И понял вдруг, что это не те слова, чужие. Странно.
— Что это было? — повторил он уже по-русски.
Но вопрос остался без ответа.
Затем кашлянул Хабаров, со всхлипом втянула воздух Абаева, и тишина треснула, порвалась, наполняясь скрипами кресел, шорохом одежд, шагами, взмахами рук, движением тел, возгласами и горловыми звуками.
— Ни хрена ж себе! — выдавил Песков, выпрямляясь, избавляясь от прищура и фантомной хромоты. — Черт!
В спину Игорю Борисовичу выстрелило, и Веснина, очнувшись, принялась массировать ему поясницу. Костоглотов осматривал сцену и кулисы, словно ожидая чего-то, стучал по столу. Сим-сим, откройся! Хабаров тер лицо. Сивашова хихикала, закрыв рот ладонями. Глаза ее были безумны. В зале выпал из кресла Казимирчик и так и застыл, неудобно подвернув ноги и глядя в пустоту. Абаева полезла в антилопий портфель за валокордином. Суворов поймал себя на том, что стоит, даже поднял руку, но зачем стоит и для чего поднял, ответить себе не смог.
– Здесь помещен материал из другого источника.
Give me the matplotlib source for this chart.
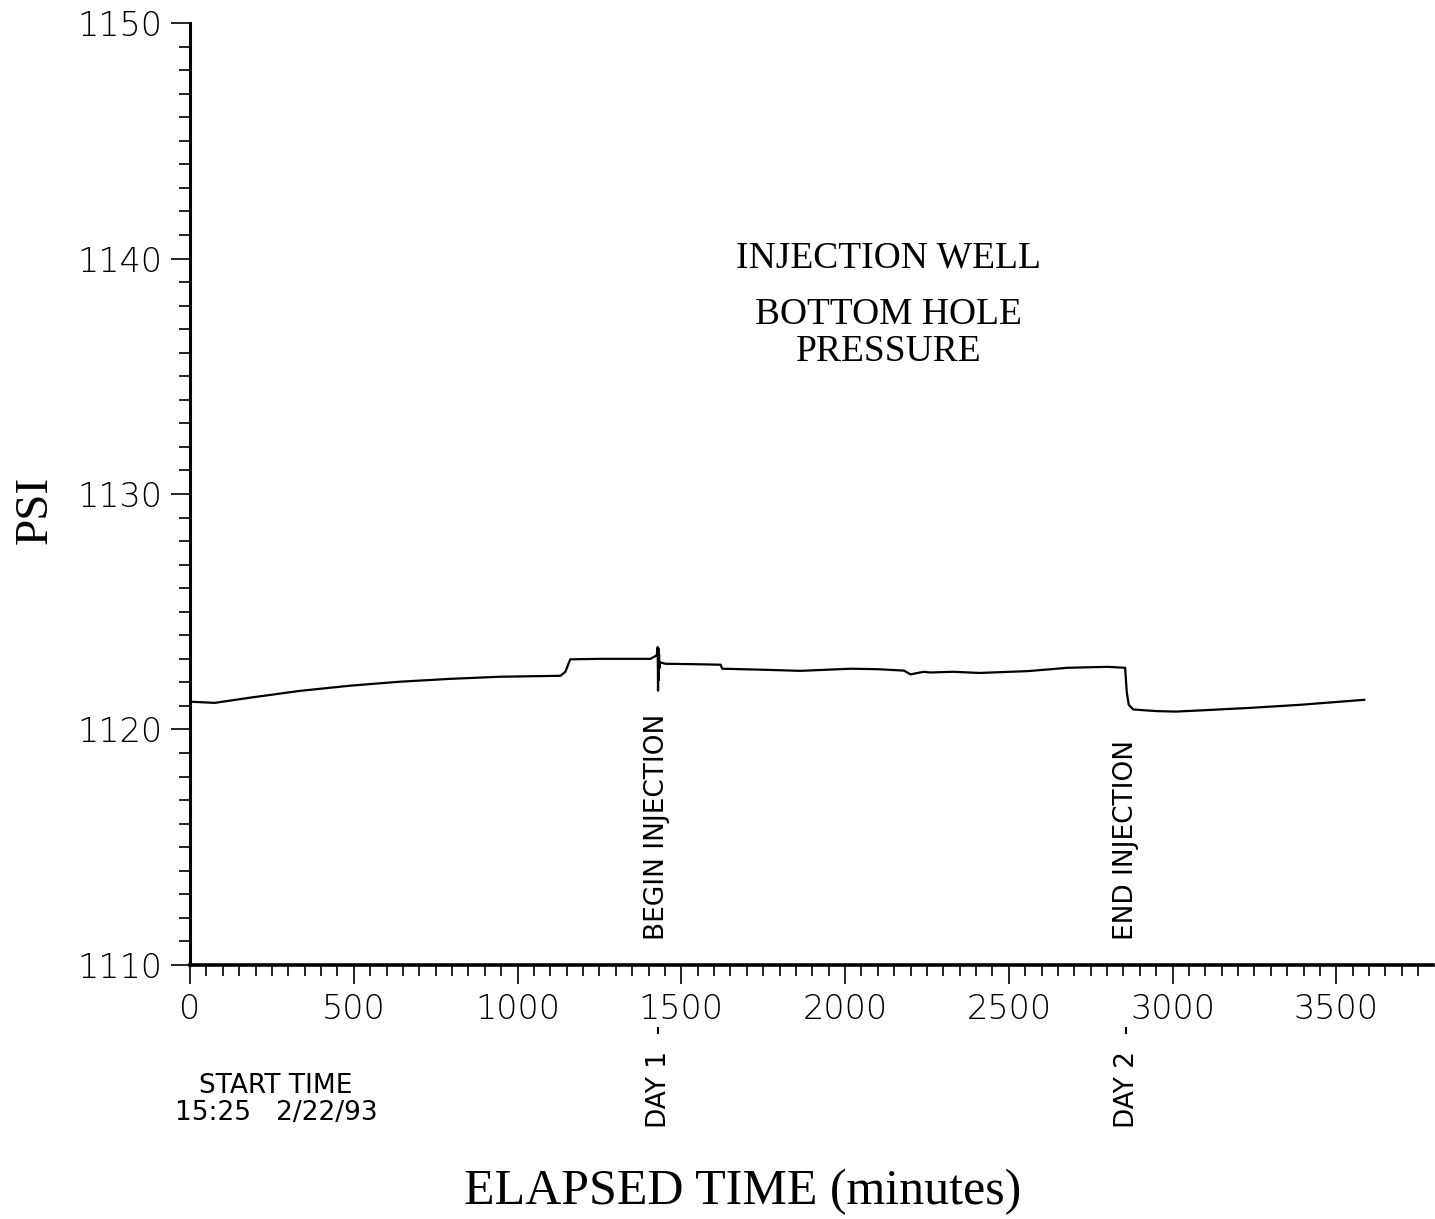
"""
Bottom hole pressure record for the injection well, plotted against
elapsed time from the start of logging.
"""

import matplotlib
matplotlib.use("Agg")
import matplotlib.pyplot as plt
from matplotlib.ticker import MultipleLocator

# Pressure trace (elapsed minutes, psi)
elapsed_min = [0, 76, 183, 336, 489, 642, 795, 947, 1131, 1146, 1161, 1253, 1406,
               1425, 1428, 1429, 1430, 1431, 1432, 1433, 1435, 1452, 1550, 1620, 1625,
               1742, 1864, 2017, 2100, 2180, 2200, 2240, 2260, 2330, 2410, 2560,
               2680, 2800, 2855, 2860, 2866, 2880, 2950, 3010, 3100, 3240, 3392, 3585]
pressure_psi = [1121.18, 1121.13, 1121.35, 1121.64, 1121.86, 1122.03, 1122.15, 1122.24,
                1122.28, 1122.45, 1122.98, 1123.00, 1123.00, 1123.15, 1123.50, 1121.65,
                1123.45, 1122.10, 1123.20, 1122.60, 1122.85, 1122.79, 1122.77, 1122.75,
                1122.58, 1122.54, 1122.49, 1122.58, 1122.56, 1122.50, 1122.34, 1122.45,
                1122.42, 1122.45, 1122.40, 1122.48, 1122.62, 1122.66, 1122.62, 1121.60,
                1121.05, 1120.85, 1120.78, 1120.76, 1120.82, 1120.92, 1121.05, 1121.26]

# Event annotations (elapsed minutes)
event_min = [1426, 2858]
event_labels = ["BEGIN INJECTION", "END INJECTION"]
day_min = [1432, 2860]
day_labels = ["DAY 1  -", "DAY 2  -"]

start_label = "START TIME\n15:25   2/22/93"
title_lines = ["INJECTION WELL", "BOTTOM HOLE\nPRESSURE"]

fig = plt.figure(figsize=(14.35, 12.19), dpi=100)
ax = fig.add_axes([0.1324, 0.2084, 0.8662, 0.7727])

ax.plot(elapsed_min, pressure_psi, color="black", linewidth=1.6)

ax.set_xlim(0, 3795)
ax.set_ylim(1110, 1150)

for side in ("top", "right"):
    ax.spines[side].set_visible(False)
ax.spines["left"].set_linewidth(2.2)
ax.spines["bottom"].set_linewidth(2.6)

ax.xaxis.set_major_locator(MultipleLocator(500))
ax.xaxis.set_minor_locator(MultipleLocator(50))
ax.yaxis.set_major_locator(MultipleLocator(10))
ax.yaxis.set_minor_locator(MultipleLocator(1))
ax.tick_params(which="major", direction="out", length=14, width=1.2,
               labelsize=24, pad=6)
ax.tick_params(which="minor", direction="out", length=8, width=1.2)
for lab in ax.get_xticklabels() + ax.get_yticklabels():
    lab.set_fontweight("light")

serif = "Liberation Serif"
fig.text(0.0244, 0.5816, "PSI", family=serif, fontsize=34, rotation=90,
         ha="center", va="center")
fig.text(0.5178, 0.0225, "ELAPSED TIME (minutes)", family=serif, fontsize=36,
         ha="center", va="center")

ax.text(2133, 1140, title_lines[0], family=serif, fontsize=27,
        ha="center", va="center")
ax.text(2133, 1136.84, title_lines[1], family=serif, fontsize=27,
        ha="center", va="center", linespacing=1.1)

for t, lab in zip(event_min, event_labels):
    ax.text(t, 1111.05, lab, rotation=90, fontsize=19, ha="center", va="bottom")
for t, lab in zip(day_min, day_labels):
    ax.text(t, 1107.45, lab, rotation=90, fontsize=19, ha="center", va="top",
            clip_on=False)

ax.text(263, 1104.3, start_label, fontsize=19, ha="center", va="center",
        linespacing=1.05, clip_on=False)

fig.savefig("out.png", dpi=100, facecolor="white")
Хлопки, раздавшиеся с верхнего ряда, заставили его вздрогнуть.
Он обернулся — у самых дверей, запахнутый в черное пальто, с затянувшимся на горле серебристым шарфом, из-под широкополой шляпы поблескивал очечками Неземович.
— Вы видели? — спросил Неземович, уколов собрата по режиссерскому ремеслу острым стеклянным взглядом.
Ладони в перчатках, будто по инерции, хлопнули в последний раз.
— Я? — уточнил Суворов. — Я — да. Но это… Это что-то…
— Это чудо, — заявил Неземович, спускаясь. — Чу-до. Чудеса. Которых в нашем мире уже… — Он вытянул шею. — Только я почему-то не вижу главной героини.
Сердце Суворова, трепыхнувшись, дало сбой.
— Она была. Она, правда, по старому, оригинальному еще тексту… — он покраснел, сообразив, что все его ремарки, вставки и подчеркивания, все его потуги осовременить Брехта — ничто по сравнению с Галкиной игрой. Ох, даже меньше, чем ничто.
— Это, батенька, дар, — сказал Неземович. — А дару не прикажешь — работает, как умеет.